If you’re feeling the itch to push back, you don’t have to wait for the next official day. You can start small and build up.

  1. Audit your permissions. Go into your phone settings right now. Look at how many apps have "Always On" location access. If it doesn't need it to function (like a weather app or a flashlight app), kill it.
  2. Change your search engine. DuckDuckGo or Startpage are great. They don't profile you. It takes five seconds to change the default in your browser settings.
  3. The "24-Hour Dark" challenge. Pick one day a month to leave your phone at home. Or at least put it in a Faraday bag. See how it feels to navigate the world without a digital shadow.
  4. Support Open Source. Whenever possible, use software that is transparent. If the code is public, it’s much harder for a "king" to hide tracking scripts in it.
  5. Talk about it. The biggest weapon these companies have is the feeling that "this is just how things are." By talking to friends and family about the No Kings Nationwide Day of Defiance, you break that sense of inevitability.

The movement is growing. It’s not a trend; it’s a shift in consciousness. We’re moving away from a world of digital subjects and toward a world of digital citizens. The "kings" might have the money, but we have the numbers.
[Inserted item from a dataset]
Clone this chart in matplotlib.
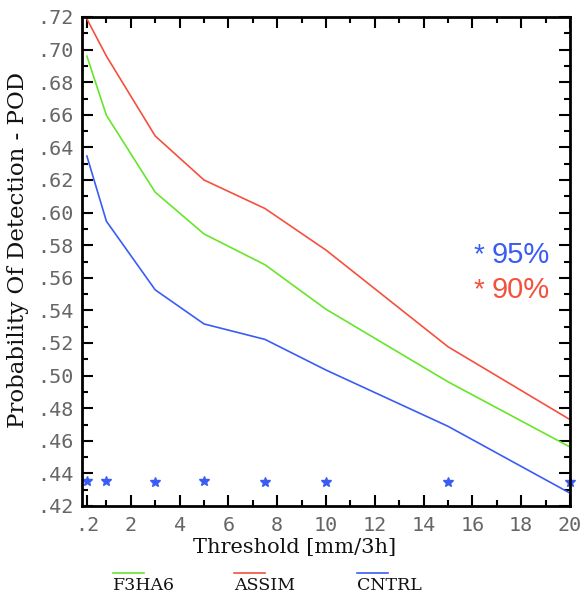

Taking back control starts with the realization that you don't actually owe these platforms anything. Your attention is yours. Your data is yours. Your life is yours.

The No Kings Nationwide Day of Defiance is just the beginning of a much larger conversation about what it means to be free in a connected world. It’s about drawing a line in the digital sand and saying, "This far, and no further."

When we stop acting like subjects, the kings lose their crowns. It’s that simple. And that difficult. But totally worth it.